The opening scene of The Holy Mountain unfolds with Jodorowsky playing The Alchemist, a priest like figure lording over two women dressed as Marilyn Monroe. Performing some unexplained ritual, he proceeds to physically undress then shave each Miss Monroe. Literally and figuratively he removes that which identifies this cinematic icon as if to say that our preconceived notions of what film is lacks validity on the journey through The Holy Mountain. These first twenty minutes alone are worth the rental fee.
Upon confronting the Alchemist in the latter half of the film, The Thief is compelled by all he has seen to partake in the struggle against the powers that be (aptly named The Immortals). There are nine Immortals, all represented by the planets of our solar system and the various properties over which they rule.

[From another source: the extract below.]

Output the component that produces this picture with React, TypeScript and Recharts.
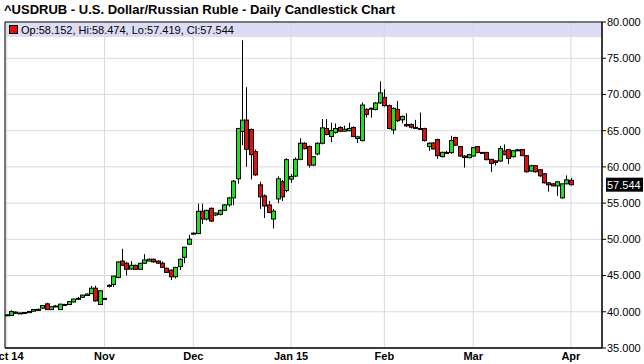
import {
  ComposedChart,
  Bar,
  XAxis,
  YAxis,
  CartesianGrid,
  ReferenceArea,
  ReferenceLine,
} from "recharts";

// daily OHLC, Oct 2014 -> Apr 1 2015, one entry per session
const opens = [
  39.55, 39.5, 39.95, 39.8, 39.85, 39.88, 40.08, 40.3, 40.5, 41.1,
  40.3, 40.72, 40.3, 40.95, 41.0, 41.35, 41.8, 42.0, 42.25, 42.5,
  43.25, 41.0, 41.82, 43.6, 43.77, 44.74, 47.0, 46.7, 45.9, 46.41,
  45.86, 46.7, 47.0, 47.25, 47.0, 46.7, 46.0, 45.76, 44.84, 46.23,
  47.52, 49.33, 50.8, 50.81, 53.87, 52.8, 54.28, 53.36, 53.45, 54.0,
  54.75, 55.72, 58.36, 64.9, 66.46, 65.16, 62.1, 57.52, 56.0, 54.74,
  52.8, 55.58, 57.94, 56.73, 58.31, 58.73, 61.04, 63.26, 62.8, 60.25,
  61.78, 63.26, 65.3, 64.19, 64.75, 65.44, 64.93, 65.0, 65.44, 63.92,
  63.63, 67.94, 68.05, 67.94, 68.82, 69.6, 68.45, 65.11, 67.94, 66.5,
  65.86, 65.86, 65.45, 65.3, 65.3, 62.8, 63.3, 63.77, 61.41, 61.95,
  61.97, 64.05, 62.8, 61.5, 61.27, 61.5, 62.8, 61.97, 61.97, 61.04,
  60.83, 60.81, 62.2, 62.38, 61.41, 62.3, 62.38, 61.55, 59.42, 60.16,
  59.6, 59.05, 57.8, 57.66, 57.38, 55.72, 57.66, 58.152,
];
const highs = [
  39.62, 40.2, 40.05, 39.9, 39.95, 40.1, 40.35, 40.45, 40.95, 41.25,
  40.75, 40.95, 41.1, 41.1, 41.45, 41.8, 42.05, 42.35, 42.55, 43.55,
  43.6, 42.95, 41.88, 43.8, 44.95, 46.95, 48.7, 46.9, 47.0, 46.5,
  46.75, 47.95, 47.35, 47.35, 47.1, 46.95, 46.1, 45.85, 46.2, 47.35,
  48.95, 50.62, 50.95, 54.93, 54.93, 54.1, 54.4, 53.7, 54.1, 54.85,
  55.85, 58.2, 65.4, 77.47, 71.0, 65.3, 62.4, 57.95, 56.2, 55.3,
  54.2, 58.7, 58.2, 61.2, 59.0, 61.3, 63.96, 63.4, 62.95, 61.5,
  63.4, 66.6, 66.6, 66.1, 66.0, 65.6, 65.7, 66.1, 65.6, 64.3,
  68.9, 68.1, 68.15, 68.95, 71.8, 70.7, 68.6, 68.2, 69.1, 67.1,
  67.4, 66.0, 66.5, 67.5, 65.4, 63.4, 63.4, 63.9, 62.1, 62.2,
  64.3, 64.15, 62.9, 61.6, 61.8, 62.75, 62.9, 62.05, 62.1, 61.1,
  60.9, 62.9, 63.1, 62.45, 62.35, 62.5, 62.45, 61.6, 60.3, 60.25,
  59.7, 59.1, 57.9, 57.75, 58.0, 57.7, 58.82, 58.474,
];
const lows = [
  39.48, 39.45, 39.72, 39.74, 39.8, 39.84, 40.05, 40.2, 40.45, 40.25,
  40.25, 40.65, 40.25, 40.85, 40.95, 41.3, 41.7, 41.95, 42.2, 42.45,
  41.4, 40.95, 41.8, 43.35, 43.4, 44.6, 46.3, 45.0, 45.8, 45.8,
  45.8, 46.6, 46.95, 46.8, 46.6, 46.05, 45.35, 44.38, 44.6, 45.76,
  46.7, 49.2, 50.7, 50.7, 52.1, 52.6, 52.4, 53.2, 53.3, 53.9,
  54.5, 54.7, 57.68, 63.0, 60.02, 58.26, 58.74, 54.19, 52.94, 53.6,
  51.5, 55.0, 55.3, 56.5, 57.8, 58.6, 60.9, 62.4, 59.9, 60.1,
  61.6, 63.1, 64.35, 63.4, 64.6, 64.8, 64.85, 64.9, 64.1, 63.3,
  63.5, 66.8, 66.8, 67.8, 68.7, 68.3, 65.2, 64.5, 66.2, 66.0,
  65.5, 65.3, 65.3, 65.1, 63.5, 62.2, 62.4, 61.1, 61.3, 61.8,
  61.8, 62.9, 61.4, 59.9, 61.2, 61.4, 61.9, 61.9, 60.9, 59.3,
  60.2, 60.7, 61.6, 60.4, 61.3, 62.2, 61.5, 59.2, 59.3, 59.2,
  58.6, 57.7, 56.6, 57.3, 56.0, 55.6, 57.6, 57.419,
];
const closes = [
  39.58, 40.02, 39.78, 39.84, 39.9, 40.05, 40.3, 40.33, 40.86, 40.3,
  40.7, 40.8, 41.05, 41.0, 41.4, 41.75, 41.85, 42.3, 42.45, 43.25,
  41.5, 42.9, 41.85, 43.65, 44.93, 46.88, 46.41, 45.86, 46.41, 45.86,
  46.7, 47.15, 47.25, 46.88, 46.7, 46.13, 45.44, 44.84, 46.13, 47.25,
  48.91, 50.02, 50.85, 53.87, 52.8, 54.0, 52.52, 53.63, 54.0, 54.75,
  55.72, 58.03, 65.3, 66.46, 62.43, 61.7, 58.9, 55.86, 54.6, 53.72,
  53.9, 58.36, 55.86, 61.0, 58.68, 61.04, 63.26, 62.52, 60.25, 61.4,
  63.26, 65.39, 64.47, 65.02, 65.3, 64.93, 65.2, 65.3, 64.19, 64.15,
  68.54, 67.25, 68.1, 68.82, 70.21, 68.45, 65.3, 68.08, 66.37, 66.97,
  65.67, 65.48, 65.4, 65.2, 63.63, 63.26, 62.48, 61.55, 62.01, 62.0,
  63.63, 62.99, 61.5, 61.3, 61.69, 62.66, 61.97, 62.0, 61.0, 60.49,
  60.6, 62.52, 61.69, 61.18, 62.24, 62.35, 61.55, 59.33, 60.16, 59.33,
  58.77, 57.8, 57.53, 57.38, 57.94, 57.66, 58.21, 57.544,
];

// first session of each month
const monthTicks = [0, 22, 42, 64, 85, 105, 127];
const monthLabels = ["Oct 14", "Nov", "Dec", "Jan 15", "Feb", "Mar", "Apr"];
const priceTicks = [35, 40, 45, 50, 55, 60, 65, 70, 75, 80];

const GREEN = "#1ee11e";
const RED = "#e01010";

const data = opens.map((open, i) => ({
  i,
  open,
  high: highs[i],
  low: lows[i],
  close: closes[i],
  range: [lows[i], highs[i]],
}));

const last = data[data.length - 1];

const Candle = (props: any) => {
  const { x, y, width, height, payload } = props;
  if (!payload || height == null) return null;
  const { open, close, high, low } = payload;
  const cx = Math.round(x + width / 2) + 0.5;
  const k = high - low > 0 ? height / (high - low) : 0;
  const yo = y + (high - open) * k;
  const yc = y + (high - close) * k;
  const top = Math.min(yo, yc);
  const h = Math.max(Math.abs(yo - yc), 1);
  return (
    <g>
      <line x1={cx} x2={cx} y1={y} y2={y + height} stroke="#000" strokeWidth={1} />
      <rect
        x={cx - 2}
        y={top}
        width={4}
        height={h}
        fill={close >= open ? GREEN : RED}
        stroke="#000"
        strokeWidth={1}
      />
    </g>
  );
};

const LastTag = (props: any) => {
  const vb = props.viewBox;
  if (!vb) return null;
  const x0 = vb.x + vb.width + 4;
  return (
    <g>
      <rect x={x0} y={vb.y - 7} width={37} height={14} fill="#000" />
      <text x={x0 + 1} y={vb.y + 4} fill="#fff" fontSize={11}>
        {last.close.toFixed(3)}
      </text>
    </g>
  );
};

export default function App() {
  return (
    <div
      style={{
        position: "absolute",
        left: 0,
        top: 0,
        width: 644,
        height: 364,
        background: "#fff",
        fontFamily: "Arial, 'Liberation Sans', sans-serif",
        overflow: "hidden",
      }}
    >
      <div
        style={{
          position: "absolute",
          left: 6,
          top: 23,
          width: 596,
          height: 14,
          background: "#dcdcf5",
        }}
      />
      <div style={{ position: "absolute", left: 0, top: 0 }}>
        <ComposedChart
          width={644}
          height={364}
          data={data}
          margin={{ top: 22, right: 0, bottom: 0, left: 5 }}
        >
          <CartesianGrid stroke="#d9d9d9" />
          <XAxis
            type="number"
            dataKey="i"
            domain={[-0.4, 134]}
            ticks={monthTicks}
            interval={0}
            tickFormatter={(v) => monthLabels[monthTicks.indexOf(v)]}
            tick={{ fontSize: 11, fontWeight: "bold", fill: "#000" }}
            tickLine={false}
            tickSize={0}
            tickMargin={4}
            height={16}
            axisLine={{ stroke: "#000" }}
            allowDataOverflow
          />
          <YAxis
            orientation="right"
            domain={[35, 80]}
            ticks={priceTicks}
            interval={0}
            tickFormatter={(v) => v.toFixed(3)}
            tick={{ fontSize: 11, fill: "#000" }}
            tickLine={{ stroke: "#000" }}
            tickSize={4}
            tickMargin={1}
            width={42}
            axisLine={{ stroke: "#000" }}
            allowDataOverflow
          />
          <Bar
            dataKey="range"
            barSize={4}
            shape={<Candle />}
            isAnimationActive={false}
          />
          <ReferenceArea
            x1={-0.4}
            x2={134}
            y1={35}
            y2={80}
            fill="none"
            fillOpacity={0}
            stroke="#000"
            strokeWidth={1}
          />
          <ReferenceLine y={last.close} stroke="none" label={<LastTag />} />
        </ComposedChart>
      </div>
      <div
        style={{
          position: "absolute",
          left: 4,
          top: 2,
          fontSize: 13,
          fontWeight: "bold",
          color: "#000",
          whiteSpace: "nowrap",
        }}
      >
        ^USDRUB - U.S. Dollar/Russian Ruble - Daily Candlestick Chart
      </div>
      <div
        style={{
          position: "absolute",
          left: 9,
          top: 25,
          width: 7,
          height: 7,
          background: RED,
          border: "1px solid #000",
        }}
      />
      <div
        style={{
          position: "absolute",
          left: 21,
          top: 23,
          fontSize: 11,
          lineHeight: "14px",
          color: "#000",
          whiteSpace: "nowrap",
        }}
      >
        Op:{last.open.toFixed(3)}, Hi:{last.high.toFixed(3)}, Lo:{last.low.toFixed(3)}, Cl:{last.close.toFixed(3)}
      </div>
    </div>
  );
}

As each Immortal is introduced we are met with the various oppressive hierarchies that make up our society. Ultimately we find the duo and The Immortals on a pilgrimage to The Holy Mountain leading to the films tongue-and-cheek conclusion, itself an absurd rumination on the nature of consciousness and self-awareness.
Jodorowsky employs allegory and mysticism, along with a rich tapestry of metaphor and symbolism, to explicate his sardonic take on consumerism, militarism, organized religion and colonialism. The film’s trippy aesthetic and leftist social critiques are very much a product of the drug culture of the psychedelic sixties. Ever the alchemist, he literally turns shit to gold in this film. It’s a difficult scene to watch, but ultimately satisfying, like only a good shit can be. The same could be said for the whole of The Holy Mountain, and really, is there any higher praise you can confer on a work of art?